The X-Files #73: Talitha Cumi

"I want the Smoking Man smoked out!"
ACTUAL DOCUMENTED ACCOUNT: Mulder's mom has a stroke, and she knew the Cigarette Smoking Man, and one of these shape-shifting aliens could be able to heal her.

REVIEW: While I'm not sure the episode should be called "Arise, Maiden" - unless it's telegraphing the healing of Mulder's mom, the victim of a convenient (for some) stroke? - it must nevertheless be said that this season finale feels much more personal than the others. Where The Erlenmeyer Flask and Anasazi advanced the mytharc and revealed things about the human-alien hybrid plot, the revelations here really have more to do with Mulder's family, and its connection to the Cigarette Smoking Man.

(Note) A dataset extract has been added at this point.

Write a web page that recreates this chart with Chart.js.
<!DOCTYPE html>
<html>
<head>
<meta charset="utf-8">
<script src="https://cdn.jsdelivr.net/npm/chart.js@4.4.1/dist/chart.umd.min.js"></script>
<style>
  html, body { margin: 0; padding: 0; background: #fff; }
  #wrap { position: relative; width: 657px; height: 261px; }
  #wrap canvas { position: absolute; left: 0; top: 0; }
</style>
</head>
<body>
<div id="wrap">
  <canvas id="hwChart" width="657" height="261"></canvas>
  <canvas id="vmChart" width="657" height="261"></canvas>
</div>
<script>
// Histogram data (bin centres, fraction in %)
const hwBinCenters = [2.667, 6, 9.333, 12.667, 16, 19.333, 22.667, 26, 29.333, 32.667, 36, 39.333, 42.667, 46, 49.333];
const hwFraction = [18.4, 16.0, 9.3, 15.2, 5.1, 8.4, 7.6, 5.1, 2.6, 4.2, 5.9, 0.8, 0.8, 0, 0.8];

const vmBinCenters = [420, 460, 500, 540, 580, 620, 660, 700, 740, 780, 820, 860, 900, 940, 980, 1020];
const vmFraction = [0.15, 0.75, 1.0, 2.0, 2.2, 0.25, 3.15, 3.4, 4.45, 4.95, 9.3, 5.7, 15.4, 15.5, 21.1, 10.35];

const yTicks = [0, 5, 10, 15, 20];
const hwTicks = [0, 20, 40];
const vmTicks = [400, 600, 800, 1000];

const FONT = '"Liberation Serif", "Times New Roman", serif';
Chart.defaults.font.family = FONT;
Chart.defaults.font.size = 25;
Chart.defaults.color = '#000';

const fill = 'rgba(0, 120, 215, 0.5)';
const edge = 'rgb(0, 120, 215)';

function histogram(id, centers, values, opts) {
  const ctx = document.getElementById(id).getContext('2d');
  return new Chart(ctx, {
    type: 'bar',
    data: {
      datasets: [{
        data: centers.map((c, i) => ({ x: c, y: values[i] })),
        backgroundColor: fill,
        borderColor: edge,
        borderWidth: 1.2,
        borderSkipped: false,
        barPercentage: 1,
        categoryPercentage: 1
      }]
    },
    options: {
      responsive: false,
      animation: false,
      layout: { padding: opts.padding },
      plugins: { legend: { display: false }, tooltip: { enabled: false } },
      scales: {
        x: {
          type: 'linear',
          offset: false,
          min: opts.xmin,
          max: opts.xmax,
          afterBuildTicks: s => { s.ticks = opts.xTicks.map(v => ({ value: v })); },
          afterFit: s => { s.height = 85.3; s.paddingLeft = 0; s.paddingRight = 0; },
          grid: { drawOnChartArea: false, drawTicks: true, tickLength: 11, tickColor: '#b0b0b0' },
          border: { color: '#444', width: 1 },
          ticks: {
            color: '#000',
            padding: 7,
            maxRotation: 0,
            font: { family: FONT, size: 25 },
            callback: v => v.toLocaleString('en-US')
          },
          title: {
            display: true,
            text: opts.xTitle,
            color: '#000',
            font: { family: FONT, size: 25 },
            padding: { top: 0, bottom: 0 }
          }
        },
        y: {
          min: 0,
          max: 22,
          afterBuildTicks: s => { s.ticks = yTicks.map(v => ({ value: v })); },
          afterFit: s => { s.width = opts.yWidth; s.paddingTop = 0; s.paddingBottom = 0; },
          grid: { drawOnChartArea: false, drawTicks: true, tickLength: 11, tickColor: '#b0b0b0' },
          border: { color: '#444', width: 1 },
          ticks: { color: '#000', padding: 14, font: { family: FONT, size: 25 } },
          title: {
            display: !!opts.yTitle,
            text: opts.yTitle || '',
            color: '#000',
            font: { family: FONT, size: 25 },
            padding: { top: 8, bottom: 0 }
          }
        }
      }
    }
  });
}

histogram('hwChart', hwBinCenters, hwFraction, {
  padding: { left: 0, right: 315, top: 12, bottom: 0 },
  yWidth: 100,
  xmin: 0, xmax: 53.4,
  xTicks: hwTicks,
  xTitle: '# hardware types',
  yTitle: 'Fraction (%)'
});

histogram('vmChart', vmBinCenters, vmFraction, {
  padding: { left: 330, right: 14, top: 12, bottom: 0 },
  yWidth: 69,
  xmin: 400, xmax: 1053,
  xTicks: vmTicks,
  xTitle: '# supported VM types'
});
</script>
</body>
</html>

Obviously, we already knew Bill Mulder had worked with Codename: Cancerman, but here it's suggested Teena Mulder might have had an affair with the latter, one she's defiantly "repressed". Oh man, you want to get a blood test, Mulder? Not that Mulder learns this exactly, but there's a sense that with his mother at death's door, learning that she was connected to the Conspiracy somehow doubles his grief. He might lose his mother and the IDEA of his mother. His world is falling apart, unable to act against the Cancerman who holds his sister's fate over his head, and finding he owes his mother's life to the treacherous Mr. X. He can be forgiven for breaking down, and perhaps even for drawing even more outrageous connections than usual.

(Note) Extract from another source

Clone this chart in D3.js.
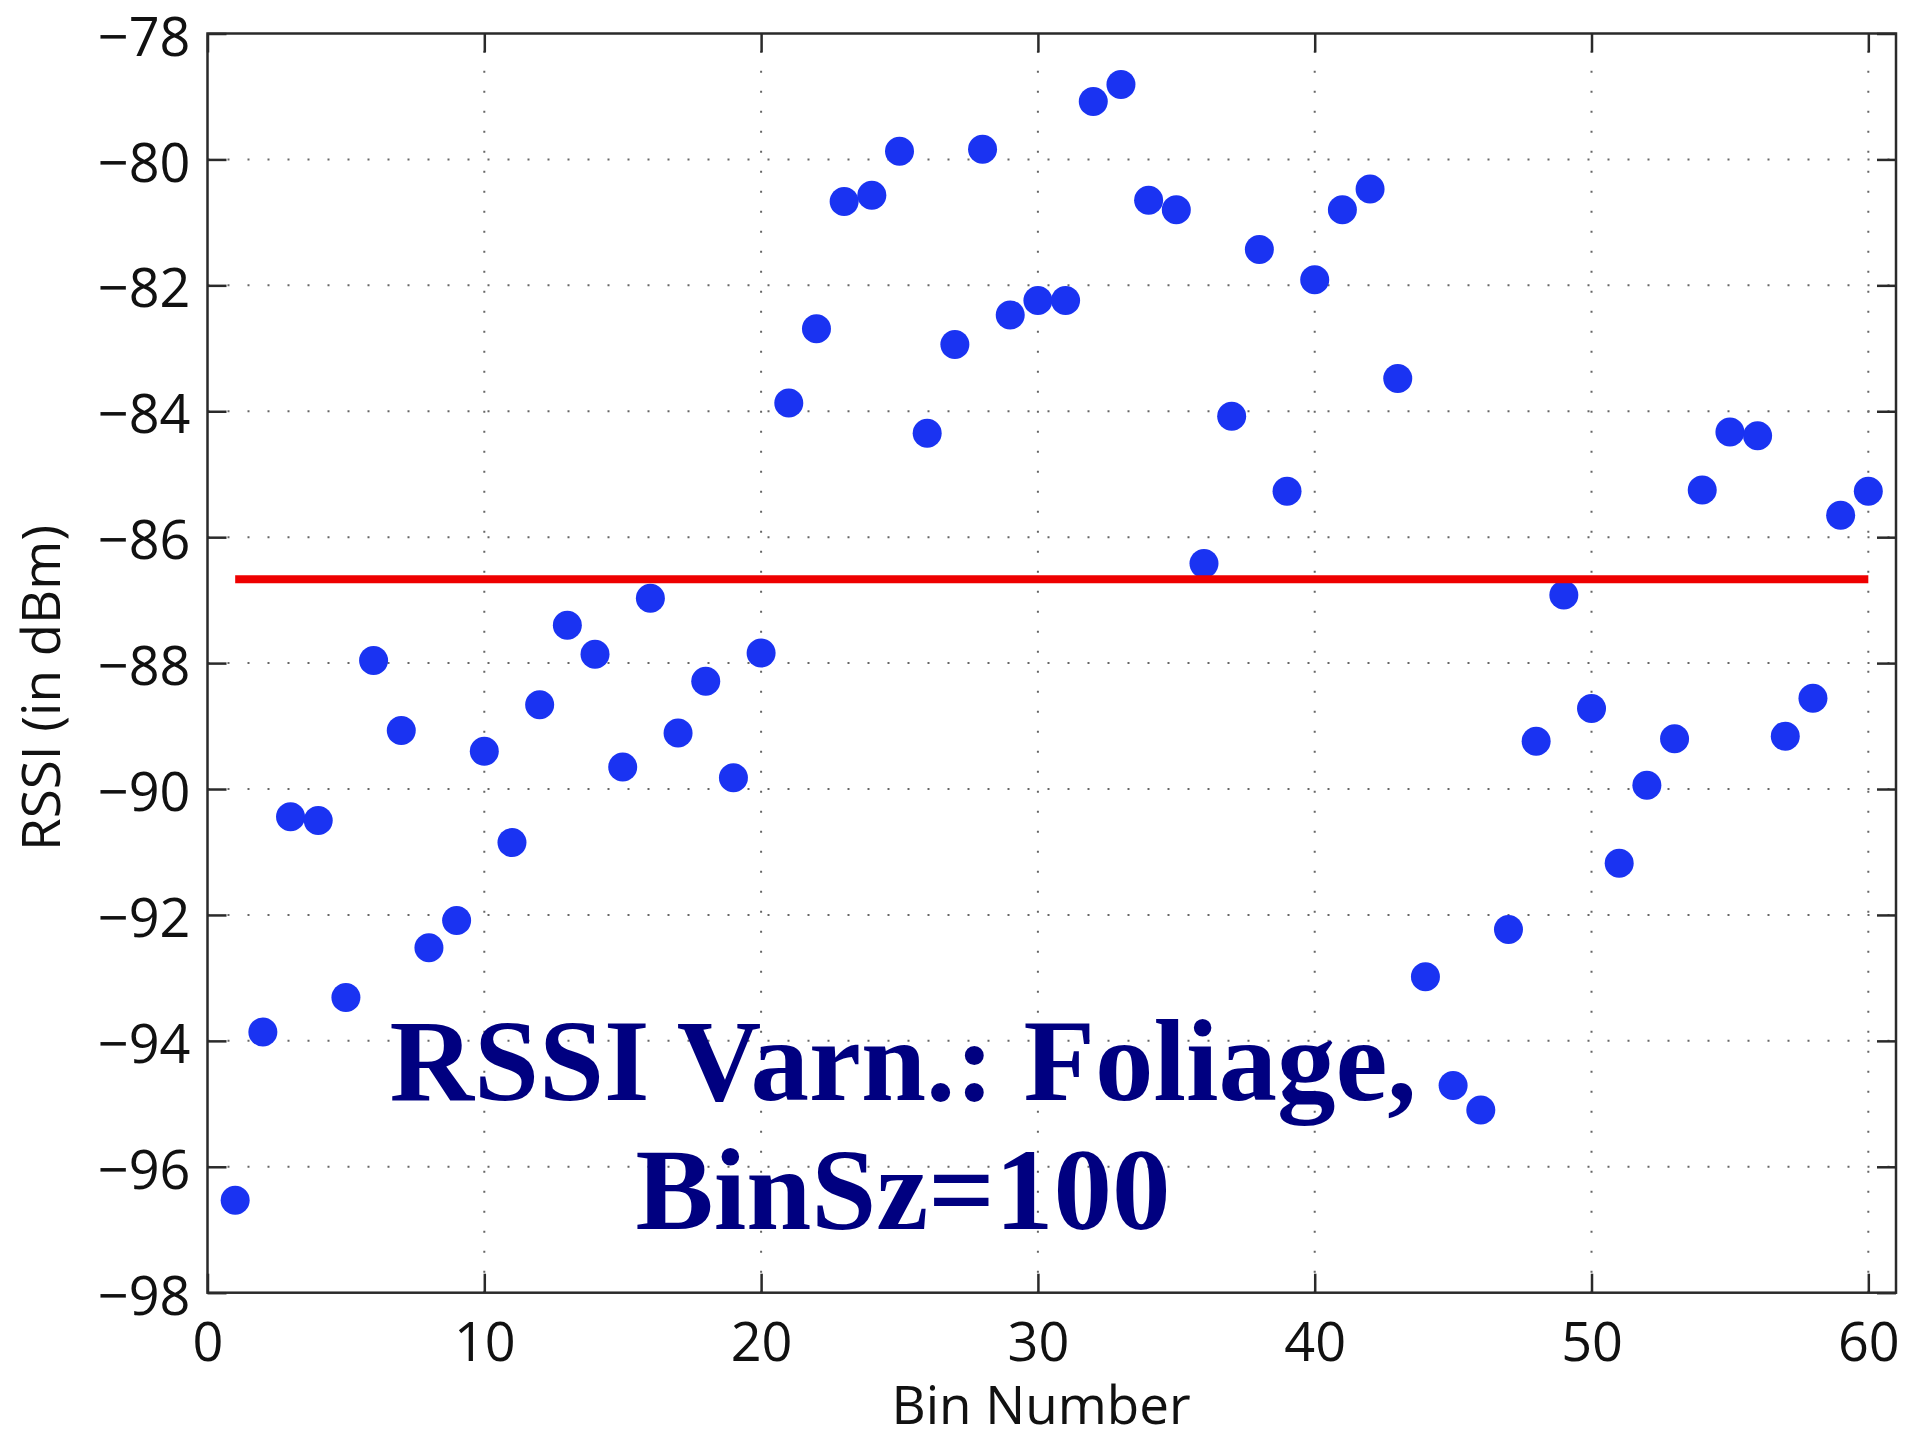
<!DOCTYPE html>
<html>
<head>
<meta charset="utf-8">
<script src="https://cdn.jsdelivr.net/npm/d3@7/dist/d3.min.js"></script>
<style>
  html, body { margin: 0; padding: 0; background: #fff; }
  svg { display: block; }
</style>
</head>
<body>
<svg id="chart" width="1915" height="1431"></svg>
<script>
// ---- data ----
const bins = d3.range(1, 61);
const rssi = [
  -96.53, -93.86, -90.44, -90.50, -93.31, -87.96, -89.07, -92.52, -92.09, -89.40,
  -90.85, -88.66, -87.40, -87.86, -89.65, -86.97, -89.11, -88.29, -89.82, -87.84,
  -83.87, -82.69, -80.67, -80.57, -79.87, -84.35, -82.94, -79.84, -82.47, -82.24,
  -82.24, -79.08, -78.81, -80.65, -80.80, -86.42, -84.08, -81.43, -85.27, -81.91,
  -80.80, -80.47, -83.48, -92.98, -94.71, -95.10, -92.23, -89.24, -86.92, -88.72,
  -91.18, -89.94, -89.20, -85.25, -84.33, -84.39, -89.16, -88.56, -85.65, -85.27
];
const meanLine = { x0: 1, x1: 60, y: -86.67 };
const xTicks = [0, 10, 20, 30, 40, 50, 60];
const yTicks = [-98, -96, -94, -92, -90, -88, -86, -84, -82, -80, -78];
const xDomain = [0, 61];
const yDomain = [-98, -78];
const titleLines = ["RSSI Varn.: Foliage,", "BinSz=100"];
const xLabel = "Bin Number";
const yLabel = "RSSI (in dBm)";

// ---- layout ----
const L = 207.5, R = 1896, T = 33.5, B = 1292.7;
const svg = d3.select("#chart");
const x = d3.scaleLinear().domain(xDomain).range([L, R]);
const y = d3.scaleLinear().domain(yDomain).range([B, T]);
const fontSans = "'Open Sans', 'DejaVu Sans', sans-serif";
const tickLen = 19;
const axisColor = "#2a2a2a";

// grid
const grid = svg.append("g").attr("stroke", "#666").attr("stroke-width", 2)
  .attr("stroke-dasharray", "2 18").attr("fill", "none");
grid.selectAll("line.v").data(xTicks.filter(v => v > xDomain[0] && v < xDomain[1]))
  .join("line").attr("x1", d => x(d)).attr("x2", d => x(d))
  .attr("y1", B).attr("y2", T);
grid.selectAll("line.h").data(yTicks.filter(v => v > yDomain[0] && v < yDomain[1]))
  .join("line").attr("class", "h").attr("x1", L).attr("x2", R)
  .attr("y1", d => y(d)).attr("y2", d => y(d));

// points
svg.append("g").selectAll("circle").data(bins)
  .join("circle")
  .attr("cx", (d, i) => x(d))
  .attr("cy", (d, i) => y(rssi[i]))
  .attr("r", 14.5)
  .attr("fill", "#1a33f2");

// mean line
svg.append("line")
  .attr("x1", x(meanLine.x0)).attr("x2", x(meanLine.x1))
  .attr("y1", y(meanLine.y)).attr("y2", y(meanLine.y))
  .attr("stroke", "#ee0000").attr("stroke-width", 8);

// axes with inward ticks
const fmt = d3.format("d");
const axB = svg.append("g").attr("transform", `translate(0,${B})`)
  .call(d3.axisBottom(x).tickValues(xTicks).tickFormat(fmt).tickSizeInner(-tickLen).tickSizeOuter(0).tickPadding(30));
const axT = svg.append("g").attr("transform", `translate(0,${T})`)
  .call(d3.axisTop(x).tickValues(xTicks).tickFormat("").tickSizeInner(-tickLen).tickSizeOuter(0));
const axL = svg.append("g").attr("transform", `translate(${L},0)`)
  .call(d3.axisLeft(y).tickValues(yTicks).tickFormat(fmt).tickSizeInner(-tickLen).tickSizeOuter(0).tickPadding(17));
const axR = svg.append("g").attr("transform", `translate(${R},0)`)
  .call(d3.axisRight(y).tickValues(yTicks).tickFormat("").tickSizeInner(-tickLen).tickSizeOuter(0));

[axB, axT, axL, axR].forEach(a => {
  a.select(".domain").remove();
  a.selectAll(".tick line").attr("stroke", axisColor).attr("stroke-width", 2.5);
  a.selectAll(".tick text").attr("fill", "#111").style("font-family", fontSans).style("font-size", "54px");
});
axB.selectAll(".tick text").attr("dy", "0.71em");
axL.selectAll(".tick text").attr("dy", "0.4em");

// box
svg.append("rect").attr("x", L).attr("y", T).attr("width", R - L).attr("height", B - T)
  .attr("fill", "none").attr("stroke", axisColor).attr("stroke-width", 2.5);

// axis labels
svg.append("text").attr("x", 1041).attr("y", 1424).attr("text-anchor", "middle")
  .style("font-family", fontSans).style("font-size", "53px").attr("fill", "#111").text(xLabel);
svg.append("text").attr("transform", "translate(60,688) rotate(-90)").attr("text-anchor", "middle")
  .style("font-family", fontSans).style("font-size", "53px").attr("fill", "#111").text(yLabel);

// title annotation
const tt = svg.append("text").attr("text-anchor", "middle")
  .style("font-family", "'Liberation Serif', 'Times New Roman', serif")
  .style("font-weight", "bold").style("font-size", "117px").attr("fill", "#000080");
tt.selectAll("tspan").data(titleLines).join("tspan")
  .attr("x", 903).attr("y", (d, i) => i === 0 ? 1100 : 1229).text(d => d);
</script>
</body>
</html>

Part of that is the giddy structure of the plot though. Talitha Cumi starts with a couple of red herrings, first a man who goes postal and says "they" are making him do this (a victim of the government's mind control?), then a a spiritual healer intervenes and saves all the shooting victims' lives before disappearing (so this is an episode about the war between Heaven and Hell?), and THEN turns out the healer was one of those shape-shifting aliens, just like the Bounty Hunter... Well, it's all got to be connected somehow because it's featured in the same episode, right? And Teena's scrambled clues do lead Mulder to getting his hands on a wholly unimpressive alien-killing ice pick hidden in a lamp. Mulder seems desperate, but it pays off because the script needs it to. The very fact that these aliens have healing abilities now comes out of left field and only seems to exist so that Mulder will want to track them down to save his mom.

With all the shape-shifting involved, the alien story line can be a little confusing, especially since the aliens can obviously only draw from certain templates. "Jeremiah Smith" is one such template, apparently, one even the Bounty Hunter himself draws from, which makes for several iterations of the man, all so named. For the healer who is apparently betraying the "greater purpose" (see The Truth), it makes sense. Jeremiah was a prophet who was imprisoned for telling God's inconvenient message that shed light on Jerusalem's wicked ways. By threatening to blow the whistle on the Conspiracy, and by going against its tenets by manifesting "miracles" and drawing attention to himself, this Jeremiah invokes the Biblical character. But why are ALL the Jeremiahs CALLED that? Are they ALL whistle-blowers (except the Bounty Hunter who's slumming in the role)? The alien "clones" that were previously featured weren't shape-shifters but used a similar "template" idea, but they didn't all go by the same name! A bit bizarre all that. If the Jeremiah in the cliffhanger - who isn't the Jeremiah having philosophical discussions with Cancerman - gets to tell his "complicated" story, we might get some answers, but I'm not counting on it. Speaking of Cancerman though, this is a BIG episode for him. In addition to his cold confrontation with Mulder and his scene with Teena, he scores several with the alien and learns that maybe he's well named (not that "these men" have any names, according to Skinner) - Jeremiah tells him he has lung cancer! A natural development we could all have seen coming, or just a captive who'll say anything to create a bargaining chip? Will the Cigarette Smoking Man become the Nicotine Patch Man, or will he never see the Big Plan come to fruition?

THE TRUTH IS OUT THERE: The date has been set for "colonization", and we get a lot of talk about the "greater purpose". That purpose, according to the Cancerman, requires humanity to be without hope, and to replace religion with science (which he thinks is well under way, a 90s perception perhaps, he'd have to revise his thinking post-9/11). Jeremiah disagrees with the assessment, but nevertheless, it tells us something about the kind of colonization they're talking about. Does humanity need to be desperate so it will accept aliens as saviors, and further, hold science in high esteem so that alien gifts will be seen in a positive light? Are they taking a page from "V"? The Syndicate's members would apparently be given "overlord" status to a global society of slaves, and for these pseudo-Illuminati, it's enough. No wonder there's dissent in the ranks. Seems like a failure of ambition to me.

REWATCHABILITY: Medium - The puzzle pieces don't fit very well into a larger picture, though I appreciate how personal the show's mythology is getting for Mulder. Great episode for the Cigarette Smoking Man, if not for internal logic.